* [Given instruction] Within the entries below, find the portion that opens with the line containing "Recreate this image" and closes with the line containing "bg.set_axis_off()". Retype that portion exactly and only.

* [Records to process]
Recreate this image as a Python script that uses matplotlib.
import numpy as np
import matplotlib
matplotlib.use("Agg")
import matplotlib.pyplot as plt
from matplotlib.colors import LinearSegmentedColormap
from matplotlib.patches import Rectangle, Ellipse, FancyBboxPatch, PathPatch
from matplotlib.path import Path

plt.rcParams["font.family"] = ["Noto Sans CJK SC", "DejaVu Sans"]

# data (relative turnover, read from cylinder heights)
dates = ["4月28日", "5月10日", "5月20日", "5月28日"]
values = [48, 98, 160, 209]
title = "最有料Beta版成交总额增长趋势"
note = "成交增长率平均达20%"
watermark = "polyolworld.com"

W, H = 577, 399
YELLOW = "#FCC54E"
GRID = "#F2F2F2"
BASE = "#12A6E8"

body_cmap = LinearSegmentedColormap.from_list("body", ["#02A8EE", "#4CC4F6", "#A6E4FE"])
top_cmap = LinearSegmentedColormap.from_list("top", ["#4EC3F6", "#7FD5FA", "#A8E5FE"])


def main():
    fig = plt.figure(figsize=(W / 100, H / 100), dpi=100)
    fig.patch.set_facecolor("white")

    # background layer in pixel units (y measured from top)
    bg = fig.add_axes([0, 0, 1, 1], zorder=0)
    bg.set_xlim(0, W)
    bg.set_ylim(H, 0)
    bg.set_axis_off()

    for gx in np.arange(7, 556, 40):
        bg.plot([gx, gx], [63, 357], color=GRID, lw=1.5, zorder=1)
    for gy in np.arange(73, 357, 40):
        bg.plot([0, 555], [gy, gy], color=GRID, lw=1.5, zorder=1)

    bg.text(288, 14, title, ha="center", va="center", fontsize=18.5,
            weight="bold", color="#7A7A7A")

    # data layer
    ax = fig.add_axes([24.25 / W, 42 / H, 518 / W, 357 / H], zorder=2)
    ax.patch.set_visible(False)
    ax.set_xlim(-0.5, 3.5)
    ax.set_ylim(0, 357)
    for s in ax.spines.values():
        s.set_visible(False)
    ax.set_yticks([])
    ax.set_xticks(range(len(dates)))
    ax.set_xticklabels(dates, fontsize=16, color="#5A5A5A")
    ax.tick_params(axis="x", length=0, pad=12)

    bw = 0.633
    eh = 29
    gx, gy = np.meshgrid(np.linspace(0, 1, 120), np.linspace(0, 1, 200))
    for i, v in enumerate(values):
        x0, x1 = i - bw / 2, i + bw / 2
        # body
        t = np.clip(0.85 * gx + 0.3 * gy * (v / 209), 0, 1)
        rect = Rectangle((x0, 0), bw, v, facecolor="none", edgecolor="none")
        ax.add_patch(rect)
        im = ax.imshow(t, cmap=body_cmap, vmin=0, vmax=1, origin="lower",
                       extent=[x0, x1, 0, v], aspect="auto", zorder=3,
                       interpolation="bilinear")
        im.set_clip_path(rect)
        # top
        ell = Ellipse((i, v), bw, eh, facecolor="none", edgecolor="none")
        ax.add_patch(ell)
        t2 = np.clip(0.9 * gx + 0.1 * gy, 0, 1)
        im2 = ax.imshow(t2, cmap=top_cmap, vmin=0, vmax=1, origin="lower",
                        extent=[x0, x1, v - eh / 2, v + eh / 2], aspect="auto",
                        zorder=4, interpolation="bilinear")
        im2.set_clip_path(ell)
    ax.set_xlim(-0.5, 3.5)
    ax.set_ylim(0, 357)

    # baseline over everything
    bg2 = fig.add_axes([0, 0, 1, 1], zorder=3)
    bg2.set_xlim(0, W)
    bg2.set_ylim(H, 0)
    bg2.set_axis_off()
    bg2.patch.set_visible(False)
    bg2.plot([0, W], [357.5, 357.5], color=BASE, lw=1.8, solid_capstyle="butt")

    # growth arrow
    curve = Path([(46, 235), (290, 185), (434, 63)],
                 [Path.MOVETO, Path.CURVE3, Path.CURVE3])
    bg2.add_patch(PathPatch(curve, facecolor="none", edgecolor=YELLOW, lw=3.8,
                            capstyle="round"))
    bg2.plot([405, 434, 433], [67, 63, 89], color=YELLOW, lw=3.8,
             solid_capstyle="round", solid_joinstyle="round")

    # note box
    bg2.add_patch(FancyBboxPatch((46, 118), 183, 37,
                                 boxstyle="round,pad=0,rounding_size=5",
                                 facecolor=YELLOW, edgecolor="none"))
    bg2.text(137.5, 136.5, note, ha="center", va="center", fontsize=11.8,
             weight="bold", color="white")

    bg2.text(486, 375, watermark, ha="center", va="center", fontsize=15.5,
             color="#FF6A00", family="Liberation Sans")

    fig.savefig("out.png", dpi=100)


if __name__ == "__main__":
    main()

--

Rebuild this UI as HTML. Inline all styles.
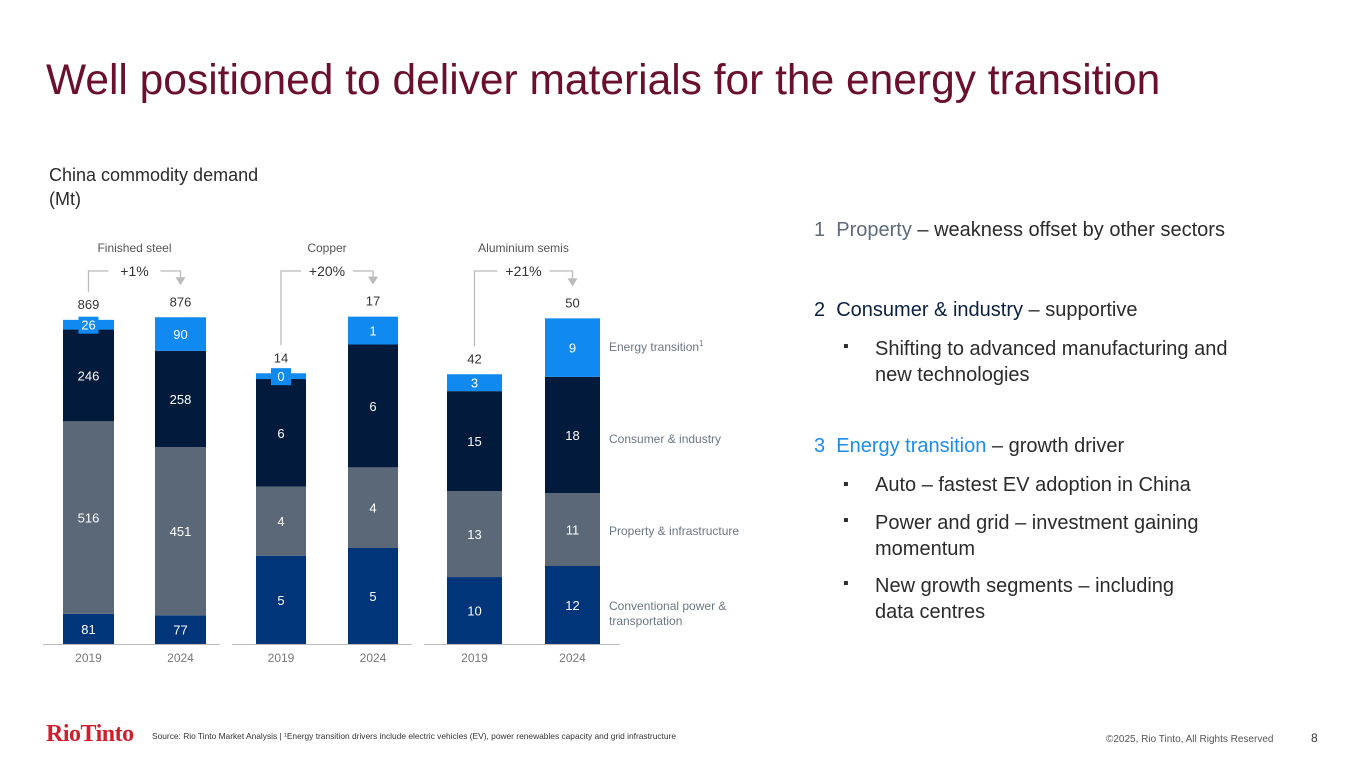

* * *

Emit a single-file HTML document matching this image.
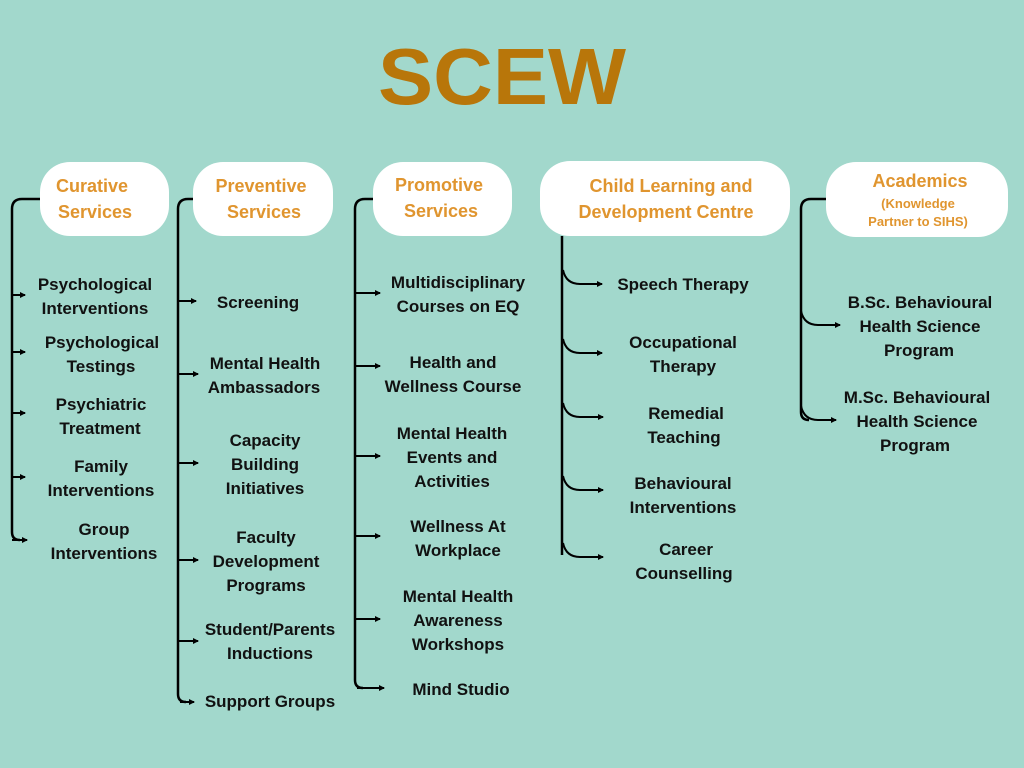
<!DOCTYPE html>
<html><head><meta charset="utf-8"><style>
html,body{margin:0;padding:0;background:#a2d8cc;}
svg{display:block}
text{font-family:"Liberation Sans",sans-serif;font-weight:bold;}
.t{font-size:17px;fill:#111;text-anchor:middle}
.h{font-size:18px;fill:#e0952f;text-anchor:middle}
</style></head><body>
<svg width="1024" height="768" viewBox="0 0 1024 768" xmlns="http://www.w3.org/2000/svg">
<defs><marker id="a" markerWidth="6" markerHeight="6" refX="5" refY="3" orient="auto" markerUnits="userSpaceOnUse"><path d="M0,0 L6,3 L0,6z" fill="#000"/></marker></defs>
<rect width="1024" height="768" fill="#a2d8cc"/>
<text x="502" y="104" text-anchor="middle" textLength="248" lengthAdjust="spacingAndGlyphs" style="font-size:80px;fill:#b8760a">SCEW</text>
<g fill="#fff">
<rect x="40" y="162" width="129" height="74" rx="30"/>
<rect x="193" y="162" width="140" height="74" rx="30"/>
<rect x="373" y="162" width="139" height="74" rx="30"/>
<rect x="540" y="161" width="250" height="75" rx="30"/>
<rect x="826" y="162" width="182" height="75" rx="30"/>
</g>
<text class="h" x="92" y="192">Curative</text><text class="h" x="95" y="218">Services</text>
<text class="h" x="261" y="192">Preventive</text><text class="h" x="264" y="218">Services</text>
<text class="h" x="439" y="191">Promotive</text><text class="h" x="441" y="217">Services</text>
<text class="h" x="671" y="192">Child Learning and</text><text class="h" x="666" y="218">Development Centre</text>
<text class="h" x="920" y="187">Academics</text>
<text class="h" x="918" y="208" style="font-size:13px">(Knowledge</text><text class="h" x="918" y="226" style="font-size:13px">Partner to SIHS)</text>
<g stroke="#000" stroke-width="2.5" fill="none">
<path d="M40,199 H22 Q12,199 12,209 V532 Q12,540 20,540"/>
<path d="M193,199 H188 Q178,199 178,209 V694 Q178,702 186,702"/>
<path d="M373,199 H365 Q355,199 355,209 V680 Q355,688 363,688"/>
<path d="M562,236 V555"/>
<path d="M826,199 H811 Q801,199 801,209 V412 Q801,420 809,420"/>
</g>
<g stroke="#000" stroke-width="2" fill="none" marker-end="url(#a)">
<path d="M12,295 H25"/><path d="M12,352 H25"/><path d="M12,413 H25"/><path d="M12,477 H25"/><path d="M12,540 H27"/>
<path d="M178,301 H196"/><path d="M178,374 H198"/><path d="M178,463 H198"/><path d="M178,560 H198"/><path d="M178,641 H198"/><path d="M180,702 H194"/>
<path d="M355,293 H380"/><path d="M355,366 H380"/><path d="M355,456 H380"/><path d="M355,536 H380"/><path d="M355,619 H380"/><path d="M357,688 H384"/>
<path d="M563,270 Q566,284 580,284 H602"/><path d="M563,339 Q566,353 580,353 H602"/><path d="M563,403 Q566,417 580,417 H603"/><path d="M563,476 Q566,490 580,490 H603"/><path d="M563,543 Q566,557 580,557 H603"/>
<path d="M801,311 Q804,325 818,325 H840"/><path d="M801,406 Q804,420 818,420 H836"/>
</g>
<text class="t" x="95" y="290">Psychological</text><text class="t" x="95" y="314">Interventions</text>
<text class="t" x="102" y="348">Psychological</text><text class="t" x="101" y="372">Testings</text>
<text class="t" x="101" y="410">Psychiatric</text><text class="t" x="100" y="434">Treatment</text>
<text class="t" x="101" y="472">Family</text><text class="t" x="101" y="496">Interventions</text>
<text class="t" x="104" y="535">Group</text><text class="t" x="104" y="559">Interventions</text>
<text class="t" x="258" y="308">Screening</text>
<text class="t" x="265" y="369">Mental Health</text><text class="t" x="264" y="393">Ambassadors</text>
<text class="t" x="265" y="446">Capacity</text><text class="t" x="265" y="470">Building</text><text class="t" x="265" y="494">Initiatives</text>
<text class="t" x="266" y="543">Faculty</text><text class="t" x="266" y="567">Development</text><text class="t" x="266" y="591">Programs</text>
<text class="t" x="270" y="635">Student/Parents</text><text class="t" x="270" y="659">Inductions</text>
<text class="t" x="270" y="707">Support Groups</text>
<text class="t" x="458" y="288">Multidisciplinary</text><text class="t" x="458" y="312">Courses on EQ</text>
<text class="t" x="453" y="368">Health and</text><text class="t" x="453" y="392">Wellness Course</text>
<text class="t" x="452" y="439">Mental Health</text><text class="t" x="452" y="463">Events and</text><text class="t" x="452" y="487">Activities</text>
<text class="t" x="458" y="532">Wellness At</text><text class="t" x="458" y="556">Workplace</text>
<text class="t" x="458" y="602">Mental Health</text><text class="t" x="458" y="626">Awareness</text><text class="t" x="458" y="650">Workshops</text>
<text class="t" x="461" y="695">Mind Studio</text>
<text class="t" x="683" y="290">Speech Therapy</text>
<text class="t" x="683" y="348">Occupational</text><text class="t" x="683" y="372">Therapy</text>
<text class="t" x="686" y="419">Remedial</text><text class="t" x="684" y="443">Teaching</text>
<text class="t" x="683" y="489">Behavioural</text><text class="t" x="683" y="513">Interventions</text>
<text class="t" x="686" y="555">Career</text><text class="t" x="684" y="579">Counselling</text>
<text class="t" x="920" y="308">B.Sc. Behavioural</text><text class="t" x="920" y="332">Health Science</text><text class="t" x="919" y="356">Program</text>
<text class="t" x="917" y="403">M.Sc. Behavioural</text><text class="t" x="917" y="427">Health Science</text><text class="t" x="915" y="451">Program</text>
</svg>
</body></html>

* [Response]
Recreate this image as a Python script that uses matplotlib.
import numpy as np
import matplotlib
matplotlib.use("Agg")
import matplotlib.pyplot as plt
from matplotlib.colors import LinearSegmentedColormap
from matplotlib.patches import Rectangle, Ellipse, FancyBboxPatch, PathPatch
from matplotlib.path import Path

plt.rcParams["font.family"] = ["Noto Sans CJK SC", "DejaVu Sans"]

# data (relative turnover, read from cylinder heights)
dates = ["4月28日", "5月10日", "5月20日", "5月28日"]
values = [48, 98, 160, 209]
title = "最有料Beta版成交总额增长趋势"
note = "成交增长率平均达20%"
watermark = "polyolworld.com"

W, H = 577, 399
YELLOW = "#FCC54E"
GRID = "#F2F2F2"
BASE = "#12A6E8"

body_cmap = LinearSegmentedColormap.from_list("body", ["#02A8EE", "#4CC4F6", "#A6E4FE"])
top_cmap = LinearSegmentedColormap.from_list("top", ["#4EC3F6", "#7FD5FA", "#A8E5FE"])


def main():
    fig = plt.figure(figsize=(W / 100, H / 100), dpi=100)
    fig.patch.set_facecolor("white")

    # background layer in pixel units (y measured from top)
    bg = fig.add_axes([0, 0, 1, 1], zorder=0)
    bg.set_xlim(0, W)
    bg.set_ylim(H, 0)
    bg.set_axis_off()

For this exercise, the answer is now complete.